··· SUPPLIED DATA ···
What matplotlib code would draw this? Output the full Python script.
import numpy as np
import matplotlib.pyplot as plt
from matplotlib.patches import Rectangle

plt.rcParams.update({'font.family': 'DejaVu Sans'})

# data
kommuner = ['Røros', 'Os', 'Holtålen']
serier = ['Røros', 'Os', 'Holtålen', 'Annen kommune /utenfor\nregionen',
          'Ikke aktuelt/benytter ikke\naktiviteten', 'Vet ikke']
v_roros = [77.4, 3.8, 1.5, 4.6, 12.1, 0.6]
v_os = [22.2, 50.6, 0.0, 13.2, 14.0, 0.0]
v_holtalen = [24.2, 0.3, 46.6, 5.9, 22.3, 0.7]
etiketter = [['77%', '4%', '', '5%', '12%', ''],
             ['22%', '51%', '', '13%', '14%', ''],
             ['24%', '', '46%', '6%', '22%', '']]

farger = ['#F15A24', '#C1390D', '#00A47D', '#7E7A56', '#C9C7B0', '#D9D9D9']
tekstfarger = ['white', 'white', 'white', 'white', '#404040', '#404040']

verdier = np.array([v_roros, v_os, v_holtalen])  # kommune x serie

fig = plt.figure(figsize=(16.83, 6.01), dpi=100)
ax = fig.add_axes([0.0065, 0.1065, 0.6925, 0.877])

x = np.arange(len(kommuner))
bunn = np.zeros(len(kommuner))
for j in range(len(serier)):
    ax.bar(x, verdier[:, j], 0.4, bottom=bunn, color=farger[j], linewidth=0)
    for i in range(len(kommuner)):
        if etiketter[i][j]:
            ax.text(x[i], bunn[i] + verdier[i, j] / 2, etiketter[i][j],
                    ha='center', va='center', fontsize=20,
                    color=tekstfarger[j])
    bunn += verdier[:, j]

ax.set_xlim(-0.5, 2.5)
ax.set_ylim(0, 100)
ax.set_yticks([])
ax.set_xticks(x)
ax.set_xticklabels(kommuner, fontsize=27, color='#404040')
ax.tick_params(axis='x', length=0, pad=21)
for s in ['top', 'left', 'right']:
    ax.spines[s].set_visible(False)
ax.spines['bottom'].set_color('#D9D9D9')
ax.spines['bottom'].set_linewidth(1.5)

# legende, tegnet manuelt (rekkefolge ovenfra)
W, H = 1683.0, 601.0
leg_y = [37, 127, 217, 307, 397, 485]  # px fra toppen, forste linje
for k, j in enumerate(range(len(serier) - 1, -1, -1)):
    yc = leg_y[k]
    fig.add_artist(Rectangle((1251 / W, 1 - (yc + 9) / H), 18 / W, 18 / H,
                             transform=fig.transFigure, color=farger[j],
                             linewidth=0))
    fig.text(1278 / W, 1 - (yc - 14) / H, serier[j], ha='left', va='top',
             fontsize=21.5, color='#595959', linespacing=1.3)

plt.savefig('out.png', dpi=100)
···
#### EXERCISE AIM
Quote exactly the stretch of lines above that starts at the first one and ends at the line with "['24%', '', '46%', '6%', '22%', '']]", and nothing beyond it.

#### SOLUTION FOR THIS EXERCISE
What matplotlib code would draw this? Output the full Python script.
import numpy as np
import matplotlib.pyplot as plt
from matplotlib.patches import Rectangle

plt.rcParams.update({'font.family': 'DejaVu Sans'})

# data
kommuner = ['Røros', 'Os', 'Holtålen']
serier = ['Røros', 'Os', 'Holtålen', 'Annen kommune /utenfor\nregionen',
          'Ikke aktuelt/benytter ikke\naktiviteten', 'Vet ikke']
v_roros = [77.4, 3.8, 1.5, 4.6, 12.1, 0.6]
v_os = [22.2, 50.6, 0.0, 13.2, 14.0, 0.0]
v_holtalen = [24.2, 0.3, 46.6, 5.9, 22.3, 0.7]
etiketter = [['77%', '4%', '', '5%', '12%', ''],
             ['22%', '51%', '', '13%', '14%', ''],
             ['24%', '', '46%', '6%', '22%', '']]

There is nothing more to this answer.